The median price of a new home sold in 2006 was up by 1.8 percent from 2005 but that price gain was far lower than the 9 percent jump in new home prices in 2005.

New home sales were up in all parts of the country in December except the West which posted a 4.4 percent drop. Sales rose by 27.3 percent in the Northeast, 26.6 percent in the Midwest and a much smaller 0.3 percent in the South.

Separately, the Commerce Department reported that orders to U.S. factories for big-ticket manufactured goods rose in December by the largest amount in three months, led by a huge jump in demand for commercial aircraft and the biggest increase in orders for cars and trucks in more than two years.

New orders for durable goods rose 3.1 percent last month to a seasonally adjusted total of $221.9 billion. The gain followed a 2.2 percent November increase and was the strongest showing since an 8.7 percent September advance.

Orders for commercial aircraft surged by 26.5 percent, reflecting the sizable 212 plane orders that Boeing Co. booked during the month. There also were gains in a number of other industries, providing evidence that manufacturing is working its way through last year's economic slowdown.

The auto sector, which struggled last year with rising gasoline prices and stiff foreign competition, saw a 6.8 percent rise in orders for vehicles and parts, the biggest one-month gain since August 2004.

Excluding transportation, orders for durable goods posted a solid 2.3 percent increase, the best showing in this category since last March and much better than analysts had been expecting.

For all of 2006, new orders rose by 7 percent, a slight slowdown from an 8.6 percent increase in 2005. Orders had risen by 6.9 percent in 2004 after having fallen in 2002 and 2003 as the country was struggling to emerge from the 2001 recession. Manufacturing was the hardest hit sector in the last downturn.

Economic growth slowed to a lackluster 2 percent in the July-September quarter, raising concerns that the steep slump in housing could trigger an outright recession.

However, in recent weeks a number of reports have shown the year ended with stronger-than-expected activity, easing worries about such a general slowdown.

The second is from Yahoo.

New US home sales rise by more-than-expected 4.8 percent

New US home sales rose by a more-than-expected 4.8 percent in December, the Commerce Department reported.

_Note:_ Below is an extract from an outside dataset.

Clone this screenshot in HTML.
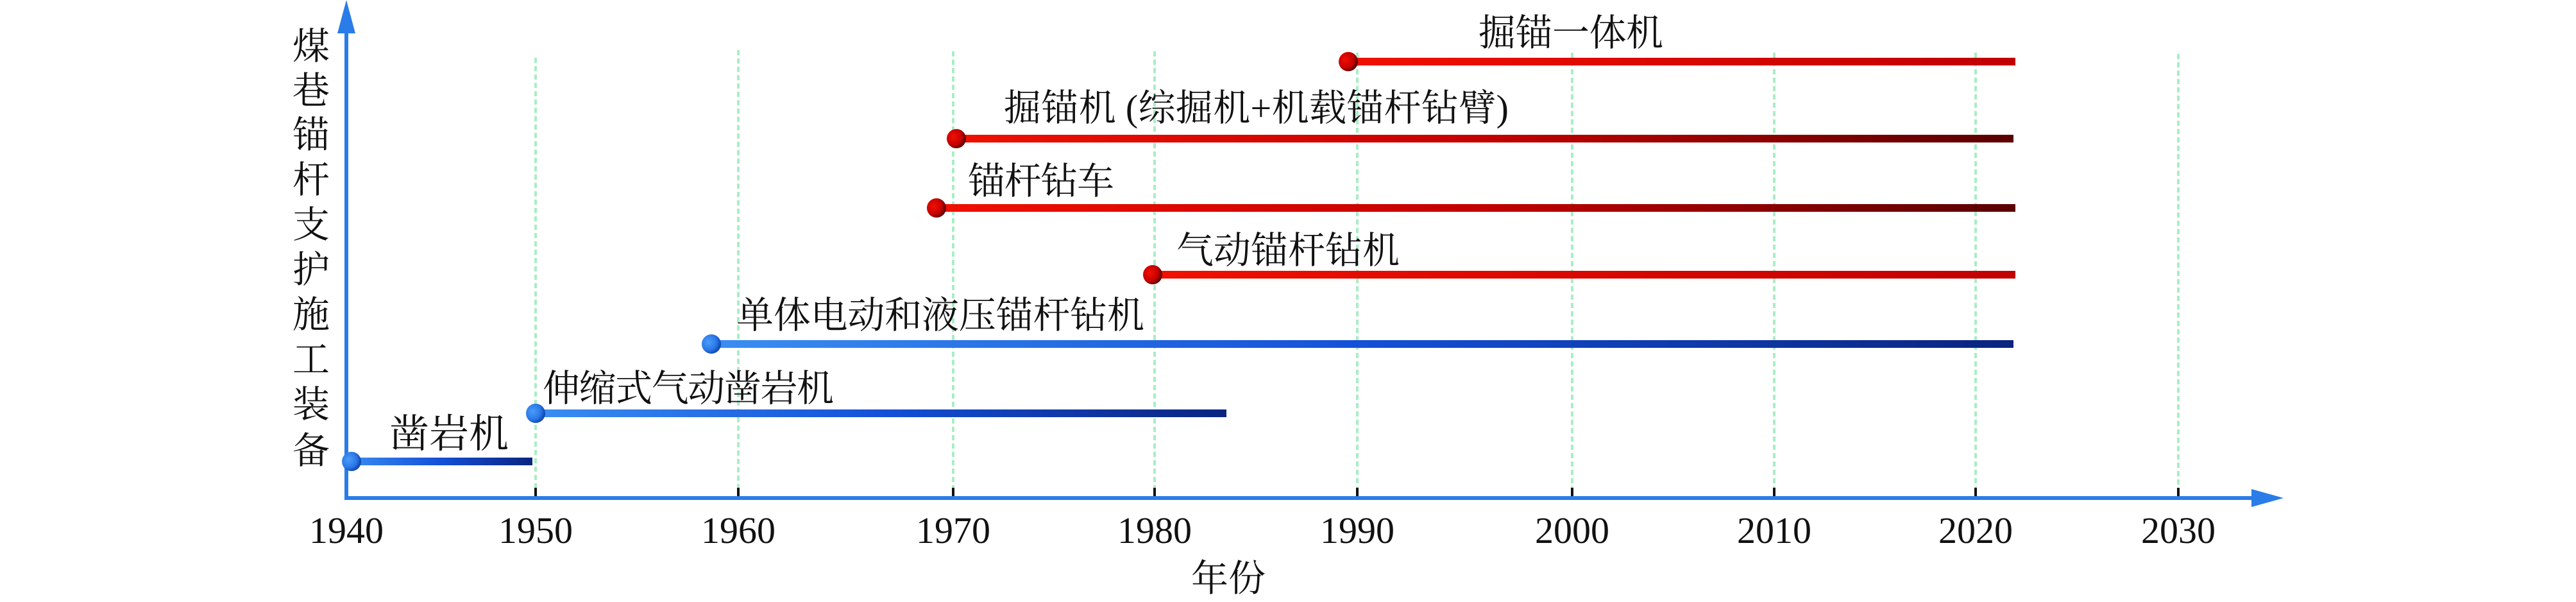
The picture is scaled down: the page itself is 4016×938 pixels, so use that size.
<!DOCTYPE html>
<html><head><meta charset="utf-8"><style>
html,body{margin:0;padding:0;background:#fff;}
svg{display:block;}
text{font-family:"Liberation Serif","Noto Serif CJK SC",serif;fill:#111;}
</style></head><body>
<svg width="4016" height="938" viewBox="0 0 4016 938" xmlns="http://www.w3.org/2000/svg">
<defs>
<linearGradient id="gb" x1="0" x2="1" y1="0" y2="0"><stop offset="0" stop-color="#3a8ef2"/><stop offset="0.5" stop-color="#1450d8"/><stop offset="1" stop-color="#0a2480"/></linearGradient>
<linearGradient id="gr" x1="0" x2="1" y1="0" y2="0"><stop offset="0" stop-color="#f01000"/><stop offset="0.5" stop-color="#c40000"/><stop offset="1" stop-color="#5a0000"/></linearGradient>
<linearGradient id="gs" x1="0" x2="1"><stop offset="0" stop-color="#f01000"/><stop offset="1" stop-color="#c00000"/></linearGradient>
<radialGradient id="dr" cx="0.35" cy="0.4" r="0.7"><stop offset="0" stop-color="#f01000"/><stop offset="0.6" stop-color="#c80000"/><stop offset="1" stop-color="#400000"/></radialGradient>
<radialGradient id="db" cx="0.35" cy="0.4" r="0.7"><stop offset="0" stop-color="#4a9cf8"/><stop offset="0.6" stop-color="#2a78e8"/><stop offset="1" stop-color="#0a3aa0"/></radialGradient>
</defs>
<g stroke="#a8eec4" stroke-width="4" stroke-dasharray="8,5">
<line x1="835" y1="90" x2="835" y2="770"/><line x1="1151" y1="78" x2="1151" y2="770"/><line x1="1486" y1="80" x2="1486" y2="770"/><line x1="1800" y1="80" x2="1800" y2="770"/><line x1="2116" y1="82" x2="2116" y2="770"/><line x1="2451" y1="82" x2="2451" y2="770"/><line x1="2766" y1="82" x2="2766" y2="770"/><line x1="3080" y1="82" x2="3080" y2="770"/><line x1="3396" y1="84" x2="3396" y2="770"/>
</g>
<g stroke="#111" stroke-width="4">
<line x1="835" y1="760" x2="835" y2="776"/><line x1="1151" y1="760" x2="1151" y2="776"/><line x1="1486" y1="760" x2="1486" y2="776"/><line x1="1800" y1="760" x2="1800" y2="776"/><line x1="2116" y1="760" x2="2116" y2="776"/><line x1="2451" y1="760" x2="2451" y2="776"/><line x1="2766" y1="760" x2="2766" y2="776"/><line x1="3080" y1="760" x2="3080" y2="776"/><line x1="3396" y1="760" x2="3396" y2="776"/>
</g>
<line x1="540" y1="40" x2="540" y2="779" stroke="#2a7de8" stroke-width="6"/>
<line x1="537" y1="776" x2="3520" y2="776" stroke="#2a7de8" stroke-width="6"/>
<polygon points="540,0 526,52 554,52" fill="#2a7de8"/>
<polygon points="3560,776 3510,762 3510,790" fill="#2a7de8"/>
<rect x="540" y="713" width="290" height="12" fill="url(#gb)"/>
<rect x="835" y="638" width="1077" height="12" fill="url(#gb)"/>
<rect x="1109" y="530" width="2030" height="12" fill="url(#gb)"/>
<rect x="1797" y="422" width="1345" height="12" fill="url(#gs)"/>
<rect x="1460" y="318" width="1682" height="12" fill="url(#gr)"/>
<rect x="1491" y="210" width="1648" height="12" fill="url(#gr)"/>
<rect x="2102" y="90" width="1040" height="12" fill="url(#gs)"/>
<circle cx="548" cy="719" r="15" fill="url(#db)"/>
<circle cx="835" cy="644" r="15" fill="url(#db)"/>
<circle cx="1109" cy="536" r="15" fill="url(#db)"/>
<circle cx="1797" cy="428" r="15" fill="url(#dr)"/>
<circle cx="1460" cy="324" r="15" fill="url(#dr)"/>
<circle cx="1491" cy="216" r="15" fill="url(#dr)"/>
<circle cx="2102" cy="96" r="15" fill="url(#dr)"/>
<g font-size="58">
<text x="607" y="697" font-size="62">凿岩机</text>
<text x="846" y="625" textLength="454">伸缩式气动凿岩机</text>
<text x="1148" y="511" textLength="636">单体电动和液压锚杆钻机</text>
<text x="1834" y="410" textLength="348">气动锚杆钻机</text>
<text x="1509" y="302" textLength="228">锚杆钻车</text>
<text x="1565" y="188" textLength="787">掘锚机 (综掘机+机载锚杆钻臂)</text>
<text x="2305" y="71" textLength="288">掘锚一体机</text>
</g>
<g font-size="58" text-anchor="middle">
<text x="540" y="846">1940</text><text x="835" y="846">1950</text><text x="1151" y="846">1960</text><text x="1486" y="846">1970</text><text x="1800" y="846">1980</text><text x="2116" y="846">1990</text><text x="2451" y="846">2000</text><text x="2766" y="846">2010</text><text x="3080" y="846">2020</text><text x="3396" y="846">2030</text>
<text x="1915" y="921">年份</text>
</g>
<g font-size="58" text-anchor="middle">
<text x="485" y="92">煤</text><text x="485" y="161">巷</text><text x="485" y="230">锚</text><text x="485" y="300">杆</text><text x="485" y="370">支</text><text x="485" y="440">护</text><text x="485" y="510">施</text><text x="485" y="580">工</text><text x="485" y="650">装</text><text x="485" y="722">备</text>
</g>
</svg>
</body></html>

Sales came to an annualized clip of 1.120 million, comfortably ahead of the 1.050 million sales pace expected on Wall Street. The agency revised up its estimate for November sales to 1.069 million from 1.047 million.

Despite the better-than-expected December sales pace, sales for 2006 slumped 17.3 percent -- the sharpest decline in annual sales since 1990 -- to 1.061 million homes.

The median price of a new US home fell 1.5 percent from a year earlier to 235,000 dollars in December, the department said.

After booming for years, the US housing market cooled sharply last year, sparking concerns about the health of the wider economy.

These are two articles that were filed today and are reporting on the same subject. Yet they have very different headlines and perspectives. So what the hell is going on? Why are we having this glass half full/glass half empty scenario.

I could probably go on about a media conspiracy or some type of payola is going down. But as a student of media it comes down to one thing. People. Media, particulalry news is not a science. It is an art. All the stories that you see splashed on the news whether it is tabloid fodder or political reporting gets chooped up, digested, edited and repolished before it is presented to the public. Whenever a news story is being put together, the staff presenting has to figure an angle, a perspective. Sometimes its more than just the facts. It is a process that works, unfortunately it does have its flaws.

That is why I recommend that you do not take news reports, blogs or any other type of information at face vlue. Even those of great authority.

And remember, the media is made up of people, and people by nature are not perfect.